Latin American Petrochemical Giant Braskem Advances Debt Restructuring, Requests Creditors Extend Maturity
Brazilian petrochemical company Braskem’s financial restructuring has entered a critical stage. The company has initiated a mediation process with creditors and applied for judicial protection with a local court in São Paulo, seeking to complete the renegotiation of its capital structure by the end of 2027. During this period, the company needs to repay debt principal and interest totaling USD 3.69 billion, equivalent to approximately BRL 20.3 billion at the current exchange rate.

The leading Latin American petrochemical company has simultaneously made public the restructuring confidential documents that were previously disclosed only to the ad hoc group of creditors. The documents reveal the core plan of this restructuring: only extending the debt maturity period, without implementing principal write-downs, debt-to-equity swaps, or requiring creditors to make immediate new loans. Braskem indicated that supplier, customer, and other operating payables are not included in this restructuring.
The initiation of this restructuring comes just a few weeks after the change in Braskem's equity ownership. Investment firm IG4 Capital has replaced Novonor and become a joint controlling shareholder alongside Petrobras (B3: PETR4; NYSE: PBR), taking on the highly challenging balance sheet issues in the industry. This debt restructuring also marks the first major test for the new holding structure.
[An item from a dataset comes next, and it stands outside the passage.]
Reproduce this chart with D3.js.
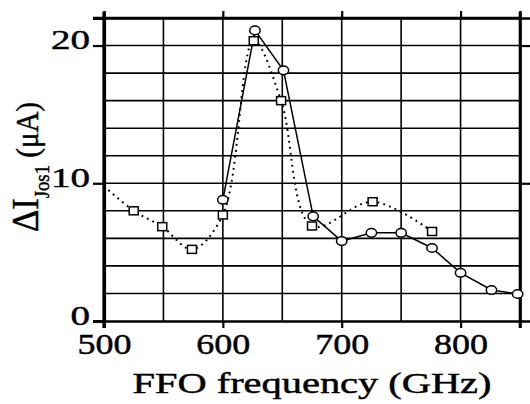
<!DOCTYPE html>
<html>
<head>
<meta charset="utf-8">
<script src="https://cdn.jsdelivr.net/npm/d3@7"></script>
<style>
  html, body { margin: 0; padding: 0; background: #fff; }
  svg { display: block; }
  text { font-family: "Liberation Serif", "Times New Roman", serif; fill: #000; stroke: #000; stroke-width: 0.45; }
</style>
</head>
<body>
<svg id="chart" width="530" height="404"></svg>
<script>
// ---- data ----
const circleFreq = [600, 627, 651, 676, 700, 725, 750, 776, 800, 826, 848];
const circleVals = [8.8, 21.1, 18.2, 7.6, 5.8, 6.4, 6.4, 5.3, 3.5, 2.25, 1.96];

const squareFreq = [525, 549, 574, 600, 626, 649, 675, 726, 776];
const squareVals = [8.0, 6.85, 5.2, 7.7, 20.35, 16.0, 6.9, 8.66, 6.5];
// dotted line also enters from the left frame edge
const squareLeadFreq = [500];
const squareLeadVals = [9.8];

const xTickValues = [500, 600, 700, 800];
const yTickValues = [0, 10, 20];
const xGridValues = [550, 600, 650, 700, 750, 800];
const yGridValues = [2, 4, 6, 8, 10, 12, 14, 16, 18, 20];

const xLabel = "FFO frequency (GHz)";
const yLabelMain = "\u0394I";
const yLabelSub = "Jos1";
const yLabelUnit = " (\u03bcA)";

// ---- drawing ----
const svg = d3.select("#chart");
const x = d3.scaleLinear().domain([500, 850]).range([104, 520]);
const y = d3.scaleLinear().domain([0, 22]).range([321, 18]);

const plot = svg.append("g");

// grid
plot.selectAll(".vg").data(xGridValues).enter().append("line")
  .attr("x1", d => x(d)).attr("x2", d => x(d))
  .attr("y1", y(0)).attr("y2", y(22))
  .attr("stroke", "#000").attr("stroke-width", 1.6);
plot.selectAll(".hg").data(yGridValues).enter().append("line")
  .attr("x1", x(500)).attr("x2", x(850))
  .attr("y1", d => y(d)).attr("y2", d => y(d))
  .attr("stroke", "#000").attr("stroke-width", 1.6);

// axes
const axB = svg.append("g").attr("transform", `translate(0,${y(0)})`)
  .call(d3.axisBottom(x).tickValues(xTickValues).tickSize(7).tickPadding(15).tickFormat(d3.format("d")));
const axT = svg.append("g").attr("transform", `translate(0,${y(22)})`)
  .call(d3.axisTop(x).tickValues([600, 700, 800]).tickSize(7).tickFormat(""));
const axL = svg.append("g").attr("transform", `translate(${x(500)},0)`)
  .call(d3.axisLeft(y).tickValues(yTickValues).tickSize(11).tickPadding(3).tickFormat(d3.format("d")));
const axR = svg.append("g").attr("transform", `translate(${x(850)},0)`)
  .call(d3.axisRight(y).tickValues([10, 20]).tickSize(10).tickFormat(""));

[axB, axT, axL, axR].forEach(a => {
  a.select(".domain").attr("stroke", "#000").attr("stroke-width", 2.6);
  a.selectAll(".tick line").attr("stroke", "#000").attr("stroke-width", 2.2);
});
axL.select(".domain").attr("stroke-width", 3.2);

axB.selectAll(".tick text")
  .style("font-family", '"Liberation Serif", serif')
  .attr("font-size", 30).attr("dy", "0.35em")
  .attr("textLength", function() { return this.textContent.length * 18; })
  .attr("lengthAdjust", "spacingAndGlyphs");
axL.selectAll(".tick text")
  .style("font-family", '"Liberation Serif", serif')
  .attr("font-size", 28).attr("dy", 3)
  .attr("textLength", function() { return this.textContent.length * 19.5; })
  .attr("lengthAdjust", "spacingAndGlyphs");

// extend frame corners slightly like the reference
svg.append("line").attr("x1", x(500)).attr("x2", x(500)).attr("y1", y(22) - 6).attr("y2", y(0) + 7)
  .attr("stroke", "#000").attr("stroke-width", 3.2);
svg.append("line").attr("x1", 93).attr("x2", x(850)).attr("y1", y(22)).attr("y2", y(22))
  .attr("stroke", "#000").attr("stroke-width", 2.6);
svg.append("line").attr("x1", x(850)).attr("x2", x(850)).attr("y1", y(22) - 6).attr("y2", y(0) + 7)
  .attr("stroke", "#000").attr("stroke-width", 2.6);

// series
const sqLine = squareLeadFreq.map((f, i) => [f, squareLeadVals[i]])
  .concat(squareFreq.map((f, i) => [f, squareVals[i]]));
const ciLine = circleFreq.map((f, i) => [f, circleVals[i]]);

svg.append("clipPath").attr("id", "pc").append("rect")
  .attr("x", x(500)).attr("y", y(22)).attr("width", x(850) - x(500) + 4).attr("height", y(0) - y(22));

const series = svg.append("g").attr("clip-path", "url(#pc)");

series.append("path").datum(sqLine)
  .attr("d", d3.line().x(d => x(d[0])).y(d => y(d[1])).curve(d3.curveCatmullRom.alpha(0.5)))
  .attr("fill", "none").attr("stroke", "#000").attr("stroke-width", 2)
  .attr("stroke-dasharray", "1.8,4.2");

series.append("path").datum(ciLine)
  .attr("d", d3.line().x(d => x(d[0])).y(d => y(d[1])))
  .attr("fill", "none").attr("stroke", "#000").attr("stroke-width", 1.5);

series.selectAll(".sq").data(squareFreq.map((f, i) => [f, squareVals[i]])).enter().append("rect")
  .attr("x", d => x(d[0]) - 4.5).attr("y", d => y(d[1]) - 4)
  .attr("width", 9).attr("height", 8)
  .attr("fill", "#fff").attr("stroke", "#000").attr("stroke-width", 1.5);

series.selectAll(".ci").data(ciLine).enter().append("ellipse")
  .attr("cx", d => x(d[0])).attr("cy", d => y(d[1]))
  .attr("rx", 5.2).attr("ry", 4.3)
  .attr("fill", "#fff").attr("stroke", "#000").attr("stroke-width", 1.5);

// axis titles
svg.append("text")
  .attr("x", 312).attr("y", 393)
  .attr("text-anchor", "middle")
  .attr("font-size", 29)
  .attr("textLength", 359).attr("lengthAdjust", "spacingAndGlyphs")
  .text(xLabel);

const yl = svg.append("text")
  .attr("transform", "translate(38,232) rotate(-90)")
  .attr("textLength", 130).attr("lengthAdjust", "spacingAndGlyphs");
yl.append("tspan").attr("font-size", 37).text(yLabelMain);
yl.append("tspan").attr("font-size", 20).attr("dy", 11).text(yLabelSub);
yl.append("tspan").attr("font-size", 31).attr("dy", -11).text(yLabelUnit);
</script>
</body>
</html>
A wave of debt maturities is coming due, while the industry's recovery is lagging behind the debt repayment schedule.
Debt repayment pressure will concentrate in the short term: the principal and interest on debts maturing in the third quarter of 2026 will reach $878 million, including $572 million in working capital credit, $188 million in various bonds and corporate bonds, and $118 million in bilateral and export credit debt.
The largest debt maturity is due in January 2028, amounting to approximately USD 1.33 billion, primarily related to Braskem’s 2028 bonds.
The proposal does not include principal reduction and rejects debt-to-equity conversion.
Braskem’s proposed restructuring plan breaks with the industry’s traditional approach to workouts. Management has proposed pursuing an out-of-court restructuring under Brazilian law, providing equal treatment to unsecured financial creditors; preserving core liquidity facilities without adding fixed-asset collateral and maintaining the unsecured status of existing debt; and carrying out the process without any principal haircut, debt-for-equity swap, or requirement for creditors to provide immediate new funding.
Internal forecasts indicate that petrochemical product spreads will gradually recover before 2035, driving continued improvements in EBITDA, profitability, and cash flow. The company’s revenue is expected to increase from USD 12.3 billion in 2025 to USD 20.7 billion in 2035, while EBITDA is projected to rise from USD 0.5 billion to USD 3.0 billion over the same period.
Braskem also noted that the above projections do not constitute official earnings guidance and are intended solely for reference in the restructuring negotiations. Actual results will depend on multiple variables, including petrochemical product spreads, feedstock costs, operating expenses, plant utilization rates, and market conditions.
The creditors have not yet reached a consensus.
Latest disclosed documents show that the negotiations between the two sides have been difficult. Braskem and the creditors signed a confidentiality agreement on June 11, after which they exchanged restructuring proposals and held in-person meetings. The company hopes to leverage out-of-court judicial protection mechanisms to accelerate the negotiations and is urging the creditors to respond as soon as possible.
Braskem hopes to safeguard normal production and operations and preserve shareholder value through an orderly restructuring, while creditors may require stronger debt protection, higher compensation for risk, or additional risk-control provisions before agreeing to defer debt repayment. At this stage, the company is the direct beneficiary of this judicial protection, gaining sufficient time for negotiation; supplier and customer cooperation contracts will not be affected by the restructuring process.